O capítulo 4, com o título "A lei natural ea cidade" começa por referir a relação entre pessoa e sociedade como chave que ilumina a passagem da lei natural para o direito natural. Se a pessoa, como fim em si mesma, está no centro da ordem social e política, a sua condição naturalmene social impede que se considere a sociedade como o resultado de um puro contrato: as relações com os outros são necessárias para a sua realização como pessoa (nn. 83-85).
Neste sentido, o bem comum não é apenas o fim próprio da política; também permite à pessoa ser cada vez mais pessoa humana. Para isso, a sociedade deve promover a realização das inclinações naturais da pessoa humana. Neste sentido, o documento destaca quatro valores que, derivando da lei natural, definem o perfil do bem comum: a liberdade, a verdade, a justiça e a solidariedade (nn. 86-87).
Quando consideramos as relações de justiça entre os seres humanos, a lei natural exprime-se como direito natural (nn. 88-89).
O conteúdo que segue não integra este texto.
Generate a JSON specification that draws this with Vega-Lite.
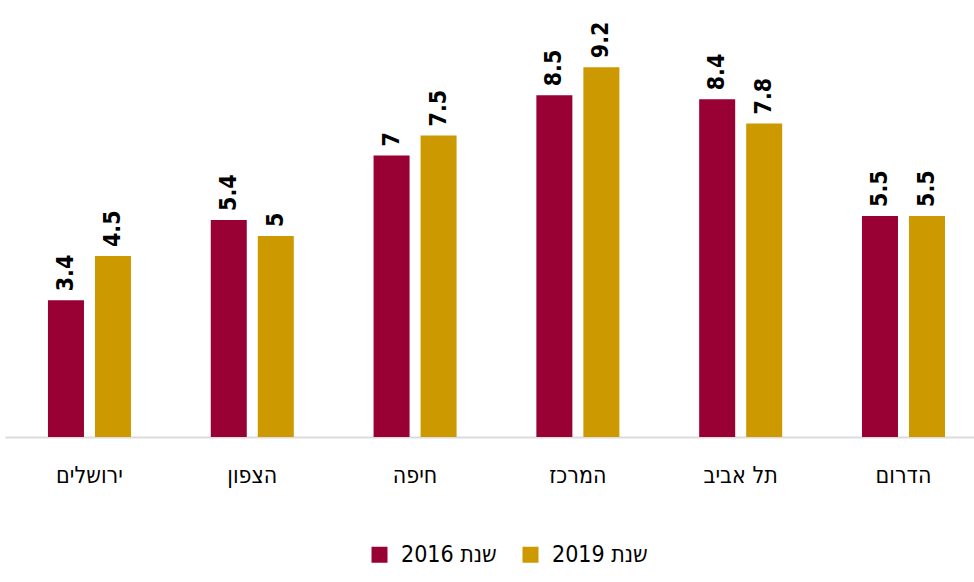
{
  "$schema": "https://vega.github.io/schema/vega-lite/v6.json",
  "autosize": {"type": "none"},
  "width": 969,
  "height": 402,
  "padding": {"left": 5, "top": 35, "right": 0, "bottom": 145},
  "background": "white",
  "config": {"view": {"stroke": null}, "font": "DejaVu Sans Condensed"},
  "data": {
    "values": [
      {"region": "ירושלים", "year": "שנת 2016", "value": 3.4},
      {"region": "ירושלים", "year": "שנת 2019", "value": 4.5},
      {"region": "הצפון", "year": "שנת 2016", "value": 5.4},
      {"region": "הצפון", "year": "שנת 2019", "value": 5},
      {"region": "חיפה", "year": "שנת 2016", "value": 7},
      {"region": "חיפה", "year": "שנת 2019", "value": 7.5},
      {"region": "המרכז", "year": "שנת 2016", "value": 8.5},
      {"region": "המרכז", "year": "שנת 2019", "value": 9.2},
      {"region": "תל אביב", "year": "שנת 2016", "value": 8.4},
      {"region": "תל אביב", "year": "שנת 2019", "value": 7.8},
      {"region": "הדרום", "year": "שנת 2016", "value": 5.5},
      {"region": "הדרום", "year": "שנת 2019", "value": 5.5}
    ]
  },
  "encoding": {
    "x": {
      "field": "region", "type": "nominal", "sort": null,
      "scale": {"paddingInner": 0.49, "paddingOuter": 0.221, "align": 0.597},
      "axis": {
        "title": null, "labelAngle": 0, "ticks": false,
        "domainColor": "#dcdcdc", "domainWidth": 2,
        "labelFont": "DejaVu Sans Condensed", "labelFontSize": 23, "labelColor": "#000",
        "labelPadding": 27
      }
    },
    "xOffset": {"field": "year", "type": "nominal", "scale": {"paddingInner": 0.234, "paddingOuter": 0}},
    "y": {"field": "value", "type": "quantitative", "scale": {"domain": [0, 10]}, "axis": null}
  },
  "layer": [
    {
      "mark": {"type": "bar"},
      "encoding": {
        "color": {
          "field": "year", "type": "nominal",
          "scale": {"domain": ["שנת 2016", "שנת 2019"], "range": ["#990033", "#cc9900"]},
          "legend": {
            "title": null, "orient": "none", "direction": "horizontal",
            "legendX": 363, "legendY": 508,
            "symbolType": "square", "symbolSize": 256, "symbolStrokeWidth": 0,
            "labelFont": "DejaVu Sans Condensed", "labelFontSize": 23, "labelColor": "#000",
            "labelOffset": 10, "columnPadding": 22, "labelLimit": 300
          }
        }
      }
    },
    {
      "mark": {"type": "text", "angle": 270, "align": "left", "baseline": "middle", "dx": 9,
               "font": "DejaVu Sans Condensed", "fontWeight": "bold", "fontSize": 23, "color": "#000"},
      "encoding": {"text": {"field": "value", "type": "quantitative", "format": ".1~f"}}
    }
  ]
}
Este não é uma regra estabelecida de uma vez para sempre, antes enuncia o juízo da razão prática que dá valor ao que é justo (n. 90). Como tal, é medida do direito positivo, o qual deve esforçar-se por actualizar as exigências do direito natural, quer como conclusão - eg, o direito natural proíbe o homicídio, o direito positivo proíbe o aborto -, quer na forma de determinação - o direito natural prescreve que os culpados sejam punidos, o direito positivo determina que pena se deve aplicar a cada delito (n.91).
Os direitos naturais constituem a medida das relações humanas anteriores à vontade do legislador, e não se baseiam nos desejos inconstantes dos indivíduos, mas na própria estrutura dos seres humanos e das suas relações humanizadoras (n. 92).
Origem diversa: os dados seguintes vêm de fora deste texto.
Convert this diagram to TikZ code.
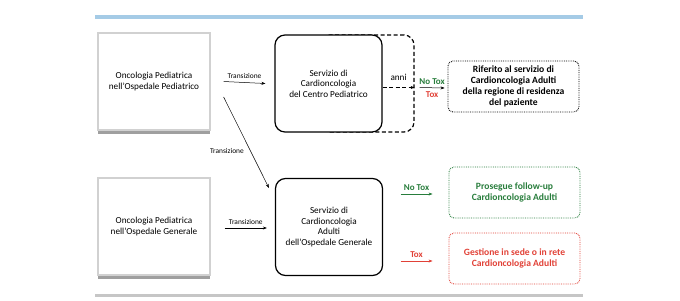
\documentclass[tikz,border=0pt]{standalone}
\usepackage{fontspec}
\setmainfont{Carlito}
\usetikzlibrary{arrows.meta,positioning,calc,shadows}
\definecolor{tGreen}{RGB}{40,125,60}
\definecolor{tRed}{RGB}{225,65,55}
\definecolor{tBlue}{RGB}{165,203,230}
\definecolor{tGray}{RGB}{198,198,198}

\begin{document}
\begin{tikzpicture}[x=1pt, y=-1pt, every node/.style={font=\fontsize{9.2}{10.5}\selectfont, align=center},
    unit/.style={draw=black!18, line width=1.2pt, fill=white, minimum width=112pt, minimum height=97pt,
      drop shadow={shadow xshift=0pt, shadow yshift=-4pt, opacity=0.5, fill=black!75}},
    serv/.style={draw, line width=1.2pt, rounded corners=10pt, fill=white, minimum width=107pt, minimum height=97pt},
    outc/.style={draw, dash pattern=on 0.8pt off 1pt, line width=0.9pt, rounded corners=5pt, minimum width=131pt, minimum height=51pt,
      font=\fontsize{9.6}{10.8}\selectfont\bfseries},
    arr/.style={-{Stealth[length=4pt,width=3pt]}, line width=0.5pt},
    lbl/.style={font=\fontsize{7.4}{8}\selectfont},
    tox/.style={font=\fontsize{9}{10}\selectfont\bfseries}]
    \useasboundingbox (0,0) rectangle (680,300);
    % Rules
    \draw[tBlue, line width=4pt] (95,17) -- (583,17);
    \draw[tGray, line width=3pt] (95,295) -- (583,295);
    % Units
    \node[unit] (oncped) at (154,81.5) {Oncologia Pediatrica\\nell’Ospedale Pediatrico};
    \node[unit] (oncgen) at (154,226.5) {Oncologia Pediatrica\\nell’Ospedale Generale};
    % Services
    \node[serv, dash pattern=on 4pt off 2.5pt, minimum width=94pt] (srvext) at (367,83.5) {};
    \node[serv] (srvped) at (328.5,83.5) {Servizio di\\Cardioncologia\\del Centro Pediatrico};
    \node[serv] (srvadu) at (329,227) {Servizio di\\Cardioncologia\\Adulti\\dell’Ospedale Generale};
    % Outcomes
    \node[outc] (rif) at (513.5,86.5) {Riferito al servizio di\\Cardioncologia Adulti\\della regione di residenza\\del paziente};
    \node[outc, tGreen] (pros) at (514.5,192.5) {Prosegue follow-up\\Cardioncologia Adulti};
    \node[outc, tRed] (gest) at (514.5,258.5) {Gestione in sede o in rete\\Cardioncologia Adulti};
    % Transitions
    \draw[arr] ([xshift=13pt]oncped.east) -- ([xshift=-9pt]srvped.west) node[midway, above, lbl] {Transizione};
    \draw[arr] ([xshift=14pt,yshift=-1.5pt]oncgen.east) -- ([xshift=-8pt,yshift=-1pt]srvadu.west) node[midway, above, lbl] {Transizione};
    \draw[arr] ([shift={(13pt,-15.5pt)}]oncped.east) -- ([shift={(-6pt,-10pt)}]srvadu.north west) node[pos=0.59, left=3pt, lbl] {Transizione};
    \draw[arr, dash pattern=on 4pt off 2.5pt] ([yshift=-4pt]srvped.east) -- ([yshift=-4pt]srvext.east) node[midway, above=3pt] {anni};
    % Tox
    \draw[arr] ([xshift=5pt,yshift=-4pt]srvext.east) -- ([xshift=-3pt,yshift=-1.5pt]rif.west)
      node[midway, above, tox, tGreen] {No Tox} node[midway, below, tox, tRed] {Tox};
    \draw[arr, tGreen] ([xshift=-48pt,yshift=-1.5pt]pros.west) -- ([xshift=-16pt,yshift=-1.5pt]pros.west) node[midway, above, tox] {No Tox};
    \draw[arr, tRed] ([xshift=-48pt,yshift=-2.5pt]gest.west) -- ([xshift=-16pt,yshift=-2.5pt]gest.west) node[midway, above, tox] {Tox};
\end{tikzpicture}
\end{document}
O recurso ao direito natural exige o reconhecimento de um projecto ético intrínseco à vida política, diferente do projecto religioso. O documento recorda que a revelação bíblica convida a humanidade a considerar que a ordem da criação é uma ordem universal, na qual participa toda a humanidade, e que é uma ordem acessível à razão.
Convida ainda a distinguir entre a ordem racional da política, e a ordem da graça e da escatologia, deduzindo desta distinção uma dupla consequência: o Estado não pode arvorar-se em possuidor do sentido último da história, pois o âmbito do sentido último, na sociedade civil, diz respeito às organizações religiosas, à filosofia e à espiritualidade; e estas jurisdições devem, por sua vez, contribuir para o bem comum, reforçando os vínculos sociais e promovendo os valores universais que fundamentam a mesma ordem política.
Se, por um lado, "a lei natural contém a ideia de estado de direito, que se estrutura segundo o princípio da subsidiariedade, respeitando as pessoas e os grupos intermédios e regulando as suas interacções", por outro lado, a política deve proceder a um debate racional aberto à transcendência (nn. 93-98).
O último capítulo trata das relações entre lei natural e Evangelho; sob esse ponto de vista, refere-se a Jesus Cristo, Logos encarnado, lei viva, como cumprimento perfeito da lei natural (n. 107), que, além de constituir um modelo ético, proporciona aos homens a possibilidade real de cumprirem a lei do amor; com efeito, a graça do Espírito Santo é o elemento principal da nova lei, que é a lei da liberdade.
Deste modo, a referência a uma lei natural surge como uma chave que, por um lado, mantém um vínculo com a nova lei do Evangelho e, por outro lado, oferece uma ampla base de diálogo com todo o tipo de pessoas, com vista à procura do bem comum (n. 112).